The ICPSR Thesaurus is a nice tool if you aren't getting the results you want with the search terms you're using. Try their terms listed here and you'll get much better results, and be able to control for how broad or narrow you'd like to go.
Bibliography of Data Related Literature is nice if you have no idea what you're looking for - come browse the articles here and they'll give you a sense of what to look for.
They also have info on using the data for with data.
Largest collection of social science research data, housed at Harvard. You and other researchers can create their own dataverse, backed up by Harvard but owned by you. If you want access to someone's dataverse and they're not allowing it, it's sometimes helpful to get in touch with that researcher.
You can filter dataverses by type of organization, like large institution or educational institution. If you're not on campus, go to the Login screen, leave the username and password blank, and select the university affiliate you're with (MIT).
We look at an example dataverse. "Unit of information: children." Creepy.

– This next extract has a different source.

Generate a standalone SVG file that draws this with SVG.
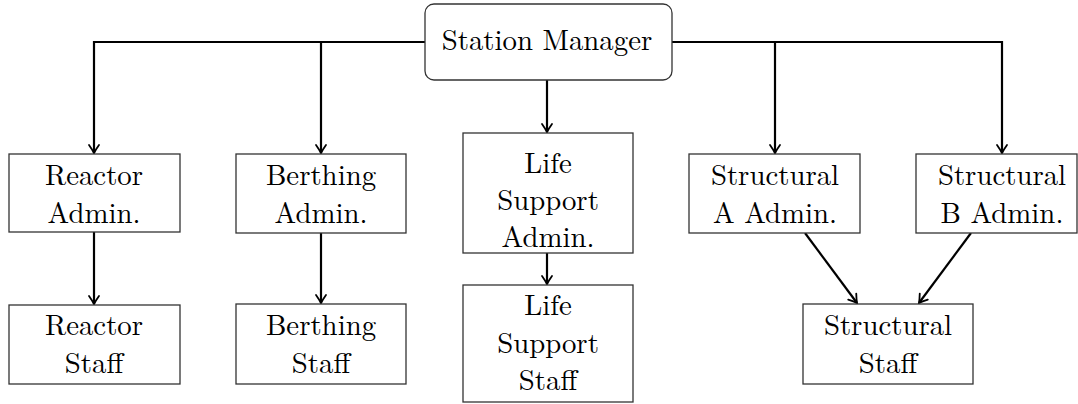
<svg xmlns="http://www.w3.org/2000/svg" width="1078" height="404" viewBox="0 0 1078 404">
<style>
.box{fill:#fff;stroke:#333;stroke-width:1.3}
.c{fill:none;stroke:#000;stroke-width:2.2}
</style>
<defs>
<marker id="ah" markerUnits="userSpaceOnUse" markerWidth="16" markerHeight="16" viewBox="-10 -8 12 16" refX="0" refY="0" orient="auto">
<path d="M-8,-5 Q-3,-1.5 0,0 Q-3,1.5 -8,5" fill="none" stroke="#000" stroke-width="1.8" stroke-linecap="round"/>
</marker>
</defs>
<rect width="1078" height="404" fill="#fff"/>
<g id="connectors">
<polyline class="c" points="425,42 94,42 94,153" marker-end="url(#ah)"/>
<line class="c" x1="321" y1="42" x2="321" y2="153" marker-end="url(#ah)"/>
<polyline class="c" points="672,42 1002,42 1002,153" marker-end="url(#ah)"/>
<line class="c" x1="775" y1="42" x2="775" y2="153" marker-end="url(#ah)"/>
<line class="c" x1="547" y1="80" x2="547" y2="132" marker-end="url(#ah)"/>
<line class="c" x1="94" y1="232" x2="94" y2="304" marker-end="url(#ah)"/>
<line class="c" x1="321" y1="233" x2="321" y2="303" marker-end="url(#ah)"/>
<line class="c" x1="547" y1="253" x2="547" y2="284" marker-end="url(#ah)"/>
<line class="c" x1="805" y1="233" x2="857" y2="303" marker-end="url(#ah)"/>
<line class="c" x1="971" y1="233" x2="919" y2="303" marker-end="url(#ah)"/>
</g>
<g id="station-manager">
<rect class="box" x="425" y="4" width="247" height="76" rx="9"/>
<text x="547" y="50" font-family="'Latin Modern Roman', 'Liberation Serif', serif" font-size="28.8" text-anchor="middle" fill="#000">Station Manager</text>
</g>
<g id="reactor-admin">
<rect class="box" x="9" y="154" width="171" height="78"/>
<text x="94" y="185" font-family="'Latin Modern Roman', 'Liberation Serif', serif" font-size="28.8" text-anchor="middle" fill="#000">Reactor</text>
<text x="94" y="223" font-family="'Latin Modern Roman', 'Liberation Serif', serif" font-size="28.8" text-anchor="middle" fill="#000">Admin.</text>
</g>
<g id="berthing-admin">
<rect class="box" x="236" y="154" width="170" height="79"/>
<text x="321" y="185" font-family="'Latin Modern Roman', 'Liberation Serif', serif" font-size="28.8" text-anchor="middle" fill="#000">Berthing</text>
<text x="321" y="223" font-family="'Latin Modern Roman', 'Liberation Serif', serif" font-size="28.8" text-anchor="middle" fill="#000">Admin.</text>
</g>
<g id="life-support-admin">
<rect class="box" x="463" y="133" width="170" height="120"/>
<text x="548" y="173" font-family="'Latin Modern Roman', 'Liberation Serif', serif" font-size="28.8" text-anchor="middle" fill="#000">Life</text>
<text x="548" y="210" font-family="'Latin Modern Roman', 'Liberation Serif', serif" font-size="28.8" text-anchor="middle" fill="#000">Support</text>
<text x="548" y="247" font-family="'Latin Modern Roman', 'Liberation Serif', serif" font-size="28.8" text-anchor="middle" fill="#000">Admin.</text>
</g>
<g id="structural-a-admin">
<rect class="box" x="689" y="154" width="171" height="79"/>
<text x="775" y="185" font-family="'Latin Modern Roman', 'Liberation Serif', serif" font-size="28.8" text-anchor="middle" fill="#000">Structural</text>
<text x="775" y="223" font-family="'Latin Modern Roman', 'Liberation Serif', serif" font-size="28.8" text-anchor="middle" fill="#000">A Admin.</text>
</g>
<g id="structural-b-admin">
<rect class="box" x="916" y="154" width="161" height="79"/>
<text x="1002" y="185" font-family="'Latin Modern Roman', 'Liberation Serif', serif" font-size="28.8" text-anchor="middle" fill="#000">Structural</text>
<text x="1002" y="223" font-family="'Latin Modern Roman', 'Liberation Serif', serif" font-size="28.8" text-anchor="middle" fill="#000">B Admin.</text>
</g>
<g id="reactor-staff">
<rect class="box" x="9" y="305" width="171" height="79"/>
<text x="94" y="335" font-family="'Latin Modern Roman', 'Liberation Serif', serif" font-size="28.8" text-anchor="middle" fill="#000">Reactor</text>
<text x="94" y="373" font-family="'Latin Modern Roman', 'Liberation Serif', serif" font-size="28.8" text-anchor="middle" fill="#000">Staff</text>
</g>
<g id="berthing-staff">
<rect class="box" x="236" y="304" width="170" height="80"/>
<text x="321" y="335" font-family="'Latin Modern Roman', 'Liberation Serif', serif" font-size="28.8" text-anchor="middle" fill="#000">Berthing</text>
<text x="321" y="373" font-family="'Latin Modern Roman', 'Liberation Serif', serif" font-size="28.8" text-anchor="middle" fill="#000">Staff</text>
</g>
<g id="life-support-staff">
<rect class="box" x="463" y="285" width="170" height="117"/>
<text x="548" y="315" font-family="'Latin Modern Roman', 'Liberation Serif', serif" font-size="28.8" text-anchor="middle" fill="#000">Life</text>
<text x="548" y="353" font-family="'Latin Modern Roman', 'Liberation Serif', serif" font-size="28.8" text-anchor="middle" fill="#000">Support</text>
<text x="548" y="390" font-family="'Latin Modern Roman', 'Liberation Serif', serif" font-size="28.8" text-anchor="middle" fill="#000">Staff</text>
</g>
<g id="structural-staff">
<rect class="box" x="803" y="304" width="170" height="80"/>
<text x="888" y="335" font-family="'Latin Modern Roman', 'Liberation Serif', serif" font-size="28.8" text-anchor="middle" fill="#000">Structural</text>
<text x="888" y="373" font-family="'Latin Modern Roman', 'Liberation Serif', serif" font-size="28.8" text-anchor="middle" fill="#000">Staff</text>
</g>
</svg>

Dataverses include documentation. You can run data analysis and download as text, R data, S plus, and Stata. You can recode and case-subset right on the website as well as run advanced statistical models (Diane recommends you understand the model before analyzing it).
Unfortunately there's no one-stop shopping, but clearly lots of good places to go look.
Public Opinion Data
The Roper Center for Public Opinion Research
Half a million public opinioni survey questions and has international data but heavily focused on US. You can search by keyword and country but also specific polling sources. The search engine will give you nice graphic summary statistics - if there's an 'X' icon you can download the data. You need to register, which is free if you go through Harvard libraries. They have specific Latin American and Japanese opinion archives (more on Japanese data).
Government Documents Deparment in Lamont Library at Harvard
Lots of US and international census data and other statistical publications. Foreign document specialist is very open to purchasing what you need for your research.